Et il est vrai qu'aujourd'hui la sélection se fait davantage qu'autrefois sur les qualités solfégiques pour les chanteurs (même si elles demeurent moins exigeantes dans cette discipline-là), et que la fausse note pour un instrumentiste est totalement proscrite, même en contrepartie d'une vision transcendante.

Je ne vais pas trancher ici, c'est une question de priorité personnelle, et j'ai déjà montré que je ne croyais pas au déclin, et que je n'attachais pas non plus une importance particulière à l'exactitude tant que l'esprit demeure.

Mais je voudrais soumettre cet extrait très révélateur :


Ce qui me chagrine est l'entrée de la basse. Excellente initiative de mettre la conclusion de l'opéra plutôt que de prolonger le dernier accord (puisque personne n'oserait écrire une petite conclusion de deux mesures...), et logique de ne pas convoquer quatre chanteurs différents (Philippe II, le Grand Inquisiteur, le Moine, le choeur de basses des soldats de l'Inquisition) pour si peu, et pour une même tessiture.

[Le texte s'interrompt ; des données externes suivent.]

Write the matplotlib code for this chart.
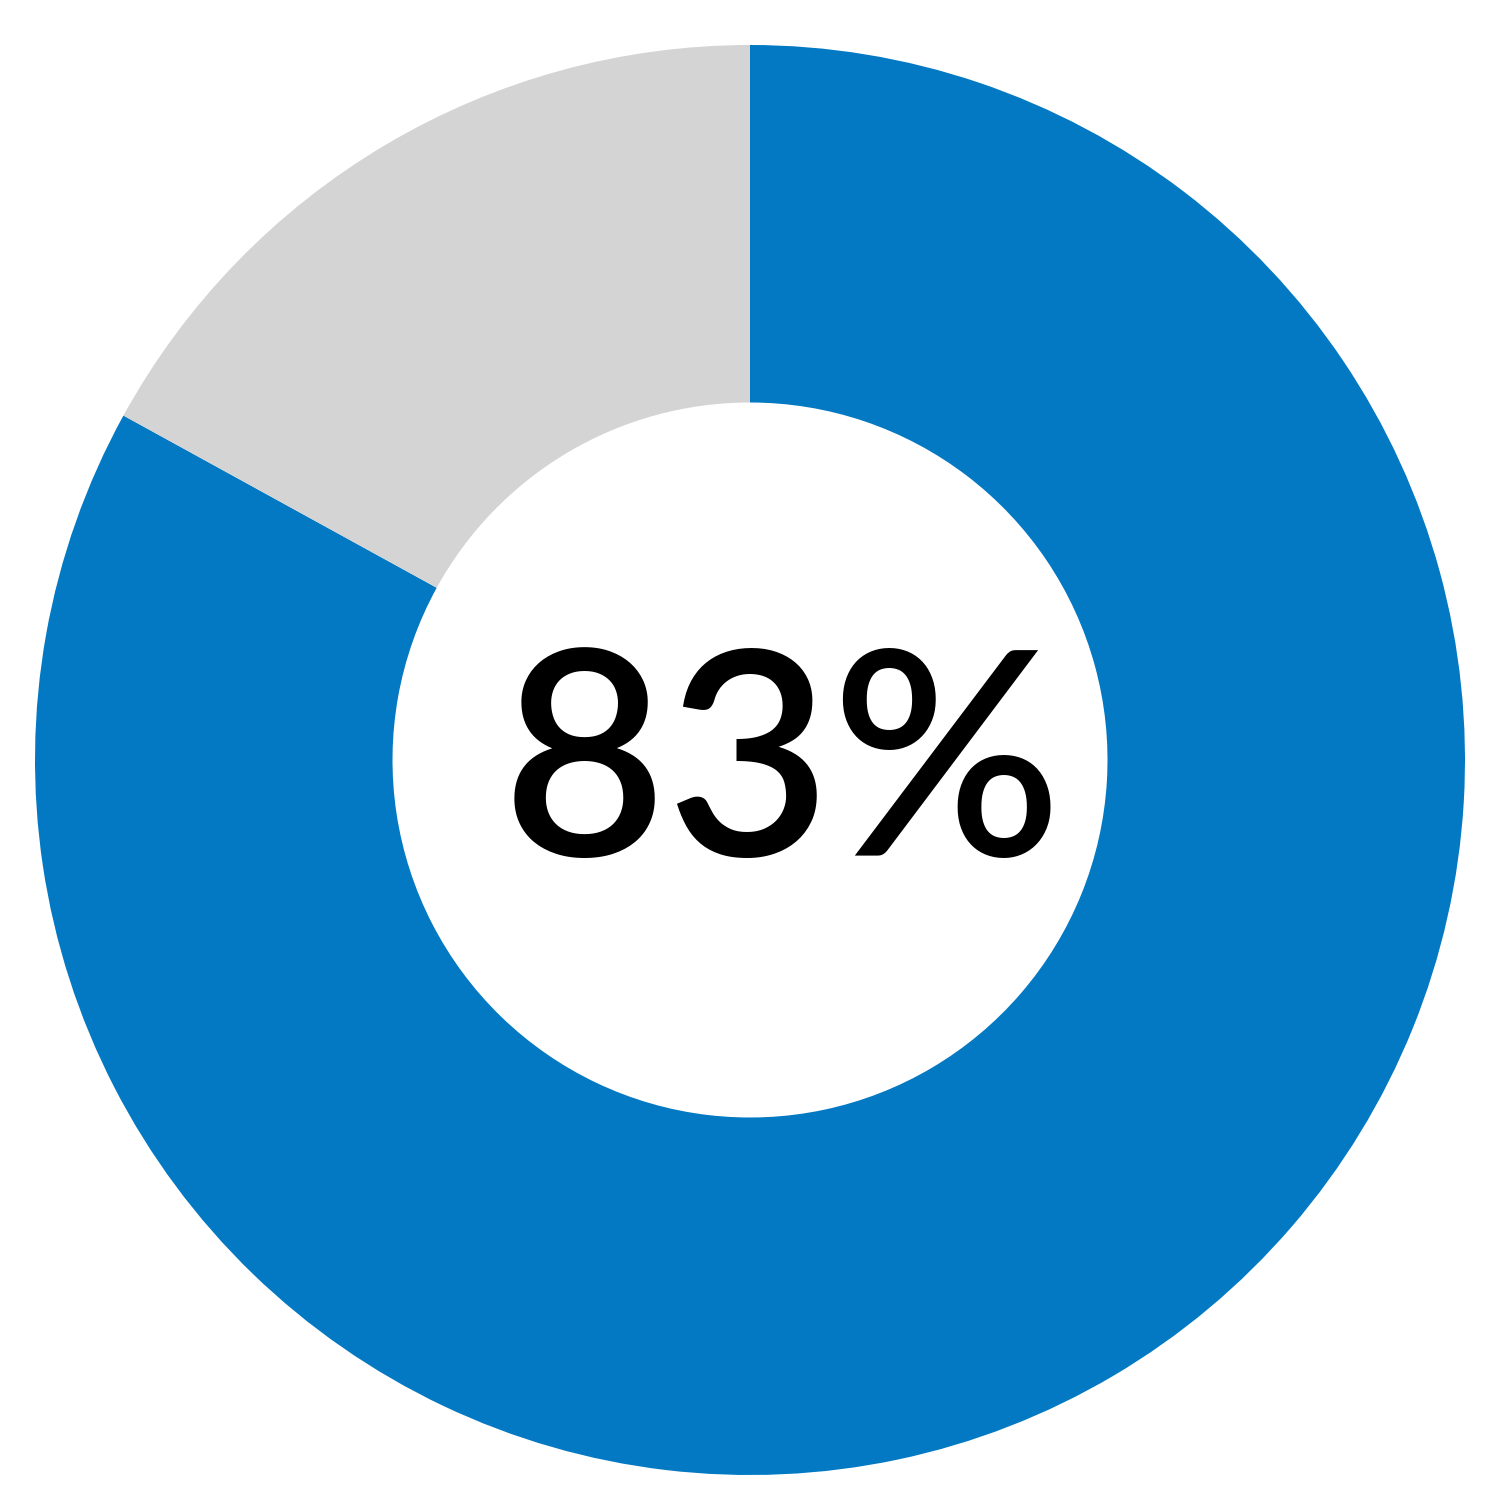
import matplotlib
matplotlib.use("Agg")
import matplotlib.pyplot as plt

labels = ["Yes", "No"]
values = [83, 17]
colors = ["#0279C2", "#D4D4D4"]
center_label = "83%"

fig = plt.figure(figsize=(15, 15), dpi=100)
ax = fig.add_axes([0, 0, 1, 1])
ax.pie(values, colors=colors, startangle=90, counterclock=False,
       radius=1.0, wedgeprops=dict(width=0.5, edgecolor="none"))
r_px = 715.0
cx, cy = 750.0, 740.0
ax.set_xlim(-cx / r_px, (1500 - cx) / r_px)
ax.set_ylim(-cy / r_px, (1500 - cy) / r_px)
ax.set_aspect("equal")
ax.axis("off")
ax.text(32 / r_px, -15 / r_px, center_label, ha="center", va="center",
        fontsize=205, fontweight=600, family=["Lato", "DejaVu Sans"], color="black")
fig.savefig("out.png", dpi=100, facecolor="white")
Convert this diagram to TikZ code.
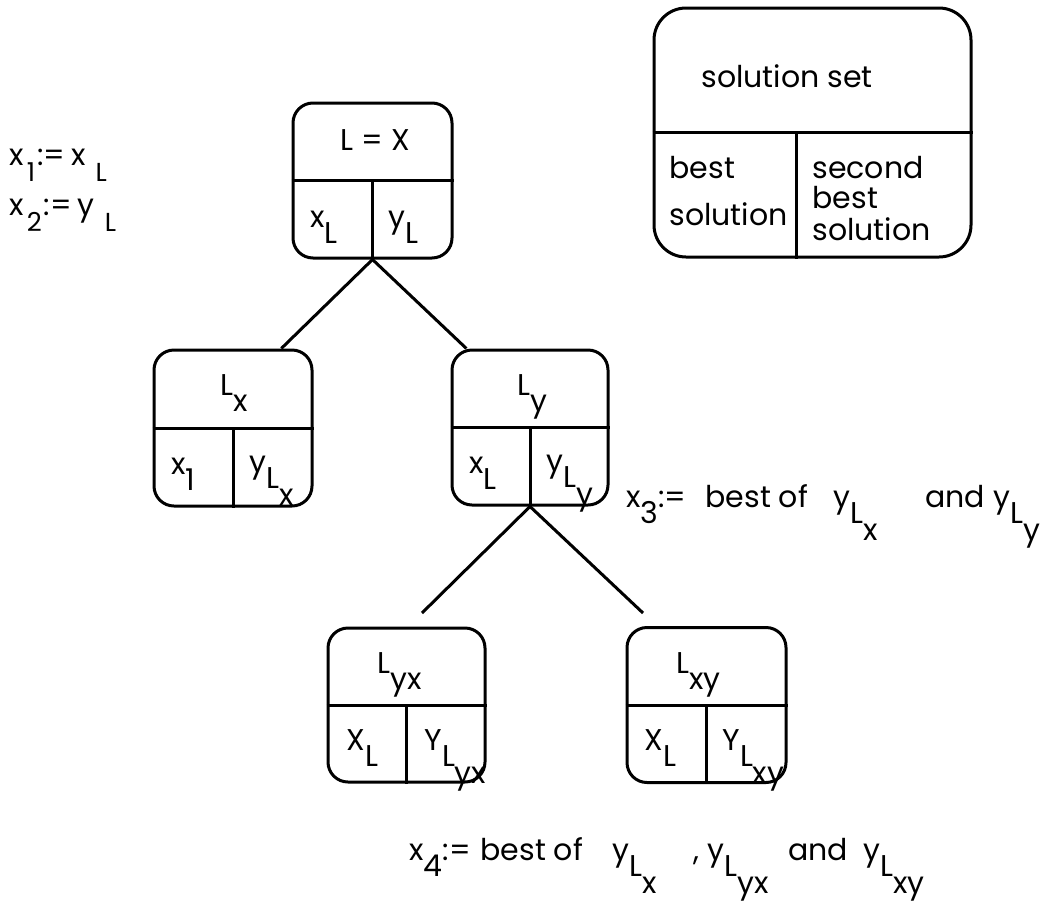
\documentclass[tikz,border=0pt]{standalone}
\usepackage{fontspec}
\setmainfont{Poppins}
\usetikzlibrary{calc}
% lowered (subscript-like) text, full size and reduced size
\newcommand\dn[1]{\raisebox{-0.55em}{#1}}
\newcommand\dnsm[1]{\raisebox{-0.55em}{\fontsize{26}{26}\selectfont #1}}
\begin{document}
\begin{tikzpicture}[x=1pt,y=-1pt,line width=3pt,line join=round,
  treebox/.style={draw,rectangle,rounded corners=20pt,inner sep=0pt},
  lbl/.style={inner sep=0pt,anchor=base west,font=\fontsize{30}{34}\selectfont},
  clbl/.style={inner sep=0pt,anchor=base,font=\fontsize{30}{34}\selectfont}]
\useasboundingbox (0,0) rectangle (1057,911);

% ---- legend box
\node[treebox,rounded corners=32pt,minimum width=317pt,minimum height=249pt] (sol) at (812.5,132.5) {};
\draw (sol.west) -- (sol.east);
\draw ($(sol.west)!0.45!(sol.east)$) -- ($(sol.south west)!0.45!(sol.south east)$);
\node[lbl] (solset) at (700,87) {solution set};
\node[lbl] (best1) at (668,178) {best};
\node[lbl] (sol1) at (668,225) {solution};
\node[lbl] (sec2) at (811,178) {second};
\node[lbl] (best2) at (811,208) {best};
\node[lbl] (sol2) at (811,240) {solution};

% ---- tree boxes
\node[treebox,minimum width=159pt,minimum height=155pt] (root) at (372.5,180.5) {};
\node[treebox,minimum width=158pt,minimum height=156pt] (lx) at (233,428) {};
\node[treebox,minimum width=156pt,minimum height=155pt] (ly) at (530,427.5) {};
\node[treebox,minimum width=157pt,minimum height=154pt] (lyx) at (406.5,705) {};
\node[treebox,minimum width=159pt,minimum height=155pt] (lxy) at (706.5,705) {};
\foreach \b in {root,lx,ly,lyx,lxy}{
  \draw (\b.west) -- (\b.east);
  \draw (\b.center) -- (\b.south);
}

% ---- connectors
\coordinate (ylend) at (422,613);
\coordinate (yrend) at (643,613);
\draw (root.south) -- ($(lx.north west)!0.8!(lx.north east)$);
\draw (root.south) -- ($(ly.north west)!0.1!(ly.north east)$);
\draw (ly.south) -- (ylend);
\draw (ly.south) -- (yrend);

% ---- box texts
\node[clbl] (rt) at (375,150) {L = X};
\node[lbl] (rxl) at (309,227) {x\dn{L}};
\node[lbl] (ryl) at (387,227) {y\dn{L}};

\node[lbl] (lxt) at (219,395) {L\dn{x}};
\node[lbl] (lxa) at (170,474) {x\dn{1}};
\node[lbl] (lxb) at (248,472) {y\dn{L\dn{x}}};

\node[lbl] (lyt) at (516,395) {L\dn{y}};
\node[lbl] (lya) at (468,473) {x\dn{L}};
\node[lbl] (lyb) at (545,471) {y\dn{L\dn{y}}};

\node[lbl] (lyxt) at (376,673) {L\dn{yx}};
\node[lbl] (lyxa) at (345,750) {X\dn{L}};
\node[lbl] (lyxb) at (423,750) {Y\dn{L\dn{yx}}};

\node[lbl] (lxyt) at (675,673) {L\dn{xy}};
\node[lbl] (lxya) at (643,750) {X\dn{L}};
\node[lbl] (lxyb) at (721,750) {Y\dn{L\dn{xy}}};

% ---- assignments
\node[lbl] (as1) at (8,165) {x\kern3pt\dnsm{1}\kern2pt:=\kern6pt x\kern10pt\dnsm{L}};
\node[lbl] (as2) at (8,215) {x\kern3pt\dnsm{2}\kern2pt:=\kern6pt y\kern10pt\dnsm{L}};

\node[lbl] (as3a) at (625,507) {x\dn{3}:=};
\node[lbl] (as3b) at (704,507) {best of};
\node[lbl] (as3c) at (832,507) {y\dn{L\dn{x}}};
\node[lbl] (as3d) at (924,507) {and};
\node[lbl] (as3e) at (992,507) {y\dn{L\dn{y}}};

\node[lbl] (as4a) at (408,860) {x\dn{4}:=};
\node[lbl] (as4b) at (479,860) {best of};
\node[lbl] (as4c) at (611,860) {y\dn{L\dn{x}}};
\node[lbl] (as4d) at (692,860) {,};
\node[lbl] (as4e) at (706,860) {y\dn{L\dn{yx}}};
\node[lbl] (as4f) at (787,860) {and};
\node[lbl] (as4g) at (862,860) {y\dn{L\dn{xy}}};
\end{tikzpicture}
\end{document}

Mais tout de même, se répondre à lui-même avec "Ma voi ?" ("Mais vous ?"), et la partition ne prévoit même pas d'espace entre les deux répliques, cela n'a pas de sens. Il aurait suffit de changer le texte : "Dunque" ("Donc") aurait suffi, cela peut être aussi bien une interrogation qu'une affirmation, et donc ne change pas le sens du livret, tout en laissant la scène crédible avec un seul chanteur. Ou même, plus simplement encore, de supprimer ces deux notes qui causent la confusion.

Il est tout de même incroyable qu'on produise quelque chose d'aussi absurde simplement pour respecter l'intégrité littérale de ce qui est écrit... et cette absence de réflexion au delà de ce que contient la partition est véritablement significative de la façon de pratiquer la musique classique, même chez les professionnels.

Accessoirement, l'extrait est remarquablement chanté (Mara Zampieri au sommet de son art et Jaume Aragall dans un bon soir), et cette confusion bizarre... assez amusante à voir.